No capítulo seguinte, a autora escreve sobre a escrita, que “pode ser uma experiência fascinante de descoberta e superação”. Ela fala da importância de se criar uma comunidade de leitoras, para que se faça a revisão dos escritos, a fim de filtrar e densificar os textos, através de críticas e correções. Em seguida ela alerta para o risco de plágio, dizendo que “jovens pesquisadoras não plagiam por desonestidade, mas por inocência, descuido ou pressa”, e recomendando que elas não corram riscos desnecessários (pois “o plágio será uma infração ética”) e evite o apud. Ela acredita que a precisão acadêmica é mais importante que a beleza no texto acadêmico, mas ainda assim reconhece que a motivação é de uma ordem existencial e explana, numa das passagens mais belas do livro: “só assuma como seu o que sair de suas entranhas e se expressar por seus dedos, só anuncie o que conseguirá sustentar por toda a eternidade de sua vida”. Ela encerra o capítulo com algumas dicas gerais:
• “Seja relativista com as culturas e as sociedades, mas também com a história”;
• O parágrafo deve ter “entre nove e dezesseis linhas”;
• “Evite as metáforas pela insuficiência do argumento”;
• “Esqueça os adjetivos e os advérbios totalizantes”;
• Só com o “pleno domínio das regras do jogo é que você estará preparada para violá-las e descobrir-se como uma criadora”, pois “o aprendizado inicial é fundamental para a subversão no futuro”;
• “Só deve ser mencionada nos agradecimentos quem diretamente contribuiu para o seu texto”.

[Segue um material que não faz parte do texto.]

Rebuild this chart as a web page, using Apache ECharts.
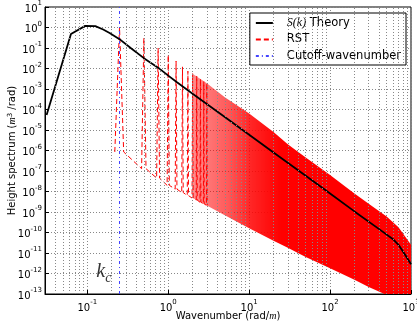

A carta de Débora Diniz termina se anunciando como uma “proposta de rumo” para uma orientanda prestes a escrever sua primeira monografia acadêmica. É um livro útil, no sentido de posicionar e sublinhar as principais etapas do processo de produção de um texto acadêmico, e também ousado, ao apresentar um conteúdo de um guia num formato mais próximo da leitora. As generalizações utilizadas todas no gênero feminino (“orientadoras”, “leitoras”, “autoras” etc.) alcança seus méritos, ao formar um imaginário de um mundo com mais características feministas, notadamente mais progressista e humano.